Information supplied »

- - - -

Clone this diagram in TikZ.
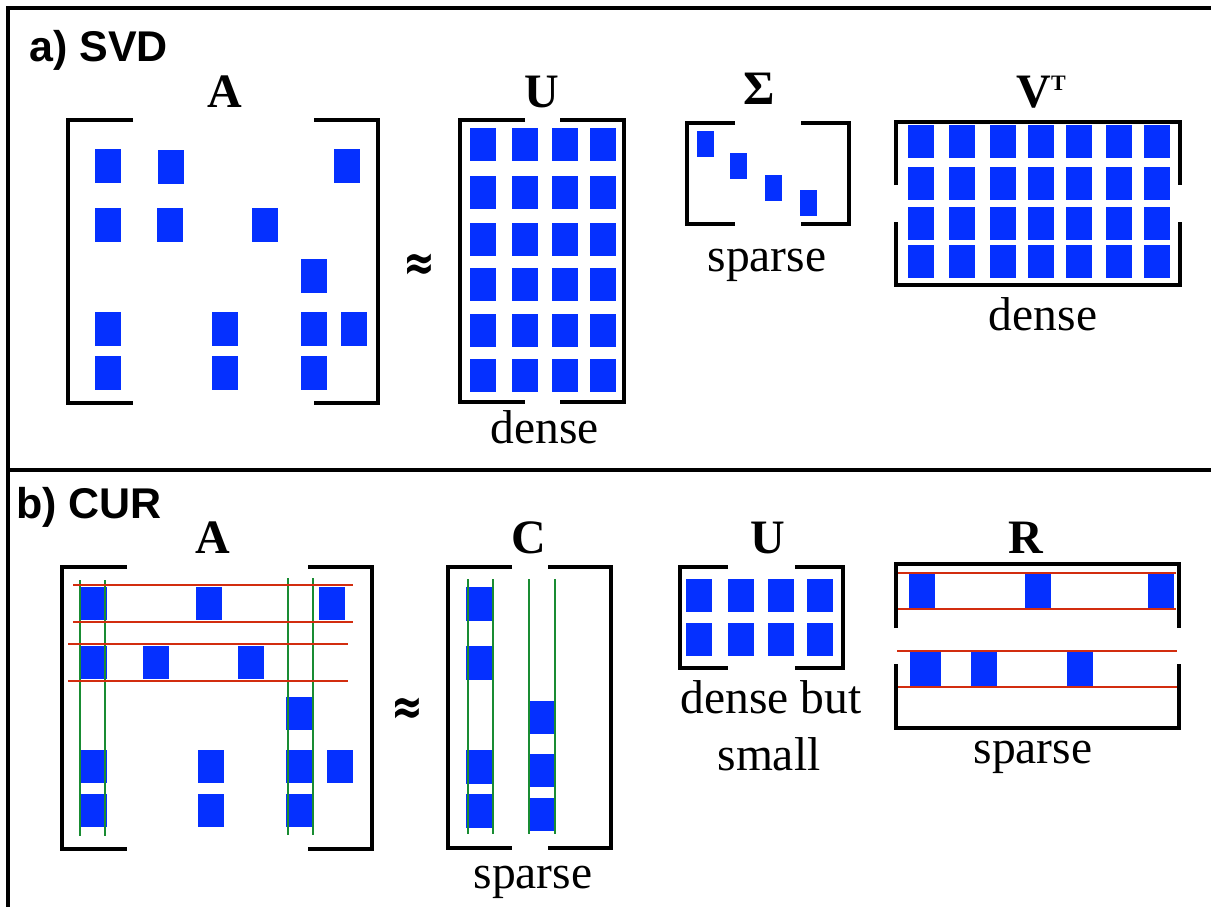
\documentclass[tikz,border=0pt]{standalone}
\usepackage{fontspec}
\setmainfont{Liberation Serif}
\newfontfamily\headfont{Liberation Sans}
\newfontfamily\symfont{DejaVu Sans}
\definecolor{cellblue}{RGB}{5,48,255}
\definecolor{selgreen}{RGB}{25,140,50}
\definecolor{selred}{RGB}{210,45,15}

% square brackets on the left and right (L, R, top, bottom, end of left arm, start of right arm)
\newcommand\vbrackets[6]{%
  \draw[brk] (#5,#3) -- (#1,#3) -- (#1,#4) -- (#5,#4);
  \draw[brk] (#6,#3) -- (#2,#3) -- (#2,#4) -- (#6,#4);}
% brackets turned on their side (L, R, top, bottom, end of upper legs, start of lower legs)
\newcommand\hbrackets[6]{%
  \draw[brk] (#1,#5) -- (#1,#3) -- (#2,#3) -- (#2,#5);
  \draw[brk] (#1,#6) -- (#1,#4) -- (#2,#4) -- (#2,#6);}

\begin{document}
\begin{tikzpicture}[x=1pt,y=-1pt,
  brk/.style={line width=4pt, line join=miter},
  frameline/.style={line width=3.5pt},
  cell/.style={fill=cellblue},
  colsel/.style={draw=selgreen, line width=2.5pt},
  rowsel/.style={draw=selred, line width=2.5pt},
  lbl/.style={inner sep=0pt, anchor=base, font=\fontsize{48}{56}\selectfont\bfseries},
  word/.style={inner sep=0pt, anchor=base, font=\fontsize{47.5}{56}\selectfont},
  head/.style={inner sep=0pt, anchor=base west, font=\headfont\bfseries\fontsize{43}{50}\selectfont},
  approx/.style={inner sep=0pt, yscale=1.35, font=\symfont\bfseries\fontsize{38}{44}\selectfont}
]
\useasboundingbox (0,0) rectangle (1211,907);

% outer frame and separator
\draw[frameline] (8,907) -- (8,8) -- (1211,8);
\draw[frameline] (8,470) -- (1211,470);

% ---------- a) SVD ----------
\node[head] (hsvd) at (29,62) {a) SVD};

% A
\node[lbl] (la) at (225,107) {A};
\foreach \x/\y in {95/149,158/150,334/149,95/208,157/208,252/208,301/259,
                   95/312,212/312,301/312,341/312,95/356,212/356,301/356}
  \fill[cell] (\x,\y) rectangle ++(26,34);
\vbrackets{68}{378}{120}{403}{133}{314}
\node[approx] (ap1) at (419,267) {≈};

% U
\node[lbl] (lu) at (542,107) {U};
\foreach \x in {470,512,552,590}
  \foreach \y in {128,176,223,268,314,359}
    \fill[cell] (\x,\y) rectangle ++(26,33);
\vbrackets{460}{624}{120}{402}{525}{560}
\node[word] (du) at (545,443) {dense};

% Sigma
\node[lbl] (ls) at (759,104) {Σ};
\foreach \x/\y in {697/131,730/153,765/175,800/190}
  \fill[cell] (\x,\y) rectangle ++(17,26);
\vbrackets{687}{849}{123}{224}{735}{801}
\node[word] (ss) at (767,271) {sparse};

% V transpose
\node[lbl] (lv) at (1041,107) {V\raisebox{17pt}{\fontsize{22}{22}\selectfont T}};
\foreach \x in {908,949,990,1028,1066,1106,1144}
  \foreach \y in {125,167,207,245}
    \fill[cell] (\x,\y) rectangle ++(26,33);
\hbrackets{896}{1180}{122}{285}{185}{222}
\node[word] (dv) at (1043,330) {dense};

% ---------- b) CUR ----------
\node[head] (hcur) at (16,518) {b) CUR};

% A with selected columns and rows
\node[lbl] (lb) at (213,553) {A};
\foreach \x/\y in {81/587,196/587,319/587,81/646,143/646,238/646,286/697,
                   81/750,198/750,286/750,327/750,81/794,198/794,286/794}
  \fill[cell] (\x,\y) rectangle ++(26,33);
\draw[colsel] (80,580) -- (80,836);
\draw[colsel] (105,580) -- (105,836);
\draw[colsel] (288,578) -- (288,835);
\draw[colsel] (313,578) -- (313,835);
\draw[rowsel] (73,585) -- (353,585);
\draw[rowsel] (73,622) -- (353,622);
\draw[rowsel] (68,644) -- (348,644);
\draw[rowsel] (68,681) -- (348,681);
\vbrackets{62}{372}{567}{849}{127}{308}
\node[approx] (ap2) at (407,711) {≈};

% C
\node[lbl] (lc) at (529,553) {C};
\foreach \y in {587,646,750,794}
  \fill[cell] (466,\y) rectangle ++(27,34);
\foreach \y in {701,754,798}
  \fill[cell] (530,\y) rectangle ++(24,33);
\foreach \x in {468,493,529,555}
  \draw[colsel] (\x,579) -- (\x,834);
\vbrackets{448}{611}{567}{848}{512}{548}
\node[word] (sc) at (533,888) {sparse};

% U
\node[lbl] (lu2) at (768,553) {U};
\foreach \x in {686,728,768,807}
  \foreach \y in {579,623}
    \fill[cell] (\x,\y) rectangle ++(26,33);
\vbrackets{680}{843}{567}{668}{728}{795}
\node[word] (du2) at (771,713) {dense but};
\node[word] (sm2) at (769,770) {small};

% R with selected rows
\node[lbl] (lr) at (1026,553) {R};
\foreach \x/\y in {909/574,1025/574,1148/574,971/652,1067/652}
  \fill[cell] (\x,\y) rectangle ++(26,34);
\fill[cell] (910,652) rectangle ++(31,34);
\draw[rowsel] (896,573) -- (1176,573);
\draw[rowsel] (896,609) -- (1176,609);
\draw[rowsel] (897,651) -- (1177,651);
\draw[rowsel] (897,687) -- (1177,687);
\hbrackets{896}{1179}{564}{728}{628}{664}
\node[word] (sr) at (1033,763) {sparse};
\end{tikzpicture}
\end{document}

- - - -

Aim »
All of the material above needs to be restated exactly, with no pictures.

Right answer »
Clone this diagram in TikZ.
\documentclass[tikz,border=0pt]{standalone}
\usepackage{fontspec}
\setmainfont{Liberation Serif}
\newfontfamily\headfont{Liberation Sans}
\newfontfamily\symfont{DejaVu Sans}
\definecolor{cellblue}{RGB}{5,48,255}
\definecolor{selgreen}{RGB}{25,140,50}
\definecolor{selred}{RGB}{210,45,15}

% square brackets on the left and right (L, R, top, bottom, end of left arm, start of right arm)
\newcommand\vbrackets[6]{%
  \draw[brk] (#5,#3) -- (#1,#3) -- (#1,#4) -- (#5,#4);
  \draw[brk] (#6,#3) -- (#2,#3) -- (#2,#4) -- (#6,#4);}
% brackets turned on their side (L, R, top, bottom, end of upper legs, start of lower legs)
\newcommand\hbrackets[6]{%
  \draw[brk] (#1,#5) -- (#1,#3) -- (#2,#3) -- (#2,#5);
  \draw[brk] (#1,#6) -- (#1,#4) -- (#2,#4) -- (#2,#6);}

\begin{document}
\begin{tikzpicture}[x=1pt,y=-1pt,
  brk/.style={line width=4pt, line join=miter},
  frameline/.style={line width=3.5pt},
  cell/.style={fill=cellblue},
  colsel/.style={draw=selgreen, line width=2.5pt},
  rowsel/.style={draw=selred, line width=2.5pt},
  lbl/.style={inner sep=0pt, anchor=base, font=\fontsize{48}{56}\selectfont\bfseries},
  word/.style={inner sep=0pt, anchor=base, font=\fontsize{47.5}{56}\selectfont},
  head/.style={inner sep=0pt, anchor=base west, font=\headfont\bfseries\fontsize{43}{50}\selectfont},
  approx/.style={inner sep=0pt, yscale=1.35, font=\symfont\bfseries\fontsize{38}{44}\selectfont}
]
\useasboundingbox (0,0) rectangle (1211,907);

% outer frame and separator
\draw[frameline] (8,907) -- (8,8) -- (1211,8);
\draw[frameline] (8,470) -- (1211,470);

% ---------- a) SVD ----------
\node[head] (hsvd) at (29,62) {a) SVD};

% A
\node[lbl] (la) at (225,107) {A};
\foreach \x/\y in {95/149,158/150,334/149,95/208,157/208,252/208,301/259,
                   95/312,212/312,301/312,341/312,95/356,212/356,301/356}
  \fill[cell] (\x,\y) rectangle ++(26,34);
\vbrackets{68}{378}{120}{403}{133}{314}
\node[approx] (ap1) at (419,267) {≈};

% U
\node[lbl] (lu) at (542,107) {U};
\foreach \x in {470,512,552,590}
  \foreach \y in {128,176,223,268,314,359}
    \fill[cell] (\x,\y) rectangle ++(26,33);
\vbrackets{460}{624}{120}{402}{525}{560}
\node[word] (du) at (545,443) {dense};

% Sigma
\node[lbl] (ls) at (759,104) {Σ};
\foreach \x/\y in {697/131,730/153,765/175,800/190}
  \fill[cell] (\x,\y) rectangle ++(17,26);
\vbrackets{687}{849}{123}{224}{735}{801}
\node[word] (ss) at (767,271) {sparse};

% V transpose
\node[lbl] (lv) at (1041,107) {V\raisebox{17pt}{\fontsize{22}{22}\selectfont T}};
\foreach \x in {908,949,990,1028,1066,1106,1144}
  \foreach \y in {125,167,207,245}
    \fill[cell] (\x,\y) rectangle ++(26,33);
\hbrackets{896}{1180}{122}{285}{185}{222}
\node[word] (dv) at (1043,330) {dense};

% ---------- b) CUR ----------
\node[head] (hcur) at (16,518) {b) CUR};

% A with selected columns and rows
\node[lbl] (lb) at (213,553) {A};
\foreach \x/\y in {81/587,196/587,319/587,81/646,143/646,238/646,286/697,
                   81/750,198/750,286/750,327/750,81/794,198/794,286/794}
  \fill[cell] (\x,\y) rectangle ++(26,33);
\draw[colsel] (80,580) -- (80,836);
\draw[colsel] (105,580) -- (105,836);
\draw[colsel] (288,578) -- (288,835);
\draw[colsel] (313,578) -- (313,835);
\draw[rowsel] (73,585) -- (353,585);
\draw[rowsel] (73,622) -- (353,622);
\draw[rowsel] (68,644) -- (348,644);
\draw[rowsel] (68,681) -- (348,681);
\vbrackets{62}{372}{567}{849}{127}{308}
\node[approx] (ap2) at (407,711) {≈};

% C
\node[lbl] (lc) at (529,553) {C};
\foreach \y in {587,646,750,794}
  \fill[cell] (466,\y) rectangle ++(27,34);
\foreach \y in {701,754,798}
  \fill[cell] (530,\y) rectangle ++(24,33);
\foreach \x in {468,493,529,555}
  \draw[colsel] (\x,579) -- (\x,834);
\vbrackets{448}{611}{567}{848}{512}{548}
\node[word] (sc) at (533,888) {sparse};

% U
\node[lbl] (lu2) at (768,553) {U};
\foreach \x in {686,728,768,807}
  \foreach \y in {579,623}
    \fill[cell] (\x,\y) rectangle ++(26,33);
\vbrackets{680}{843}{567}{668}{728}{795}
\node[word] (du2) at (771,713) {dense but};
\node[word] (sm2) at (769,770) {small};

% R with selected rows
\node[lbl] (lr) at (1026,553) {R};
\foreach \x/\y in {909/574,1025/574,1148/574,971/652,1067/652}
  \fill[cell] (\x,\y) rectangle ++(26,34);
\fill[cell] (910,652) rectangle ++(31,34);
\draw[rowsel] (896,573) -- (1176,573);
\draw[rowsel] (896,609) -- (1176,609);
\draw[rowsel] (897,651) -- (1177,651);
\draw[rowsel] (897,687) -- (1177,687);
\hbrackets{896}{1179}{564}{728}{628}{664}
\node[word] (sr) at (1033,763) {sparse};
\end{tikzpicture}
\end{document}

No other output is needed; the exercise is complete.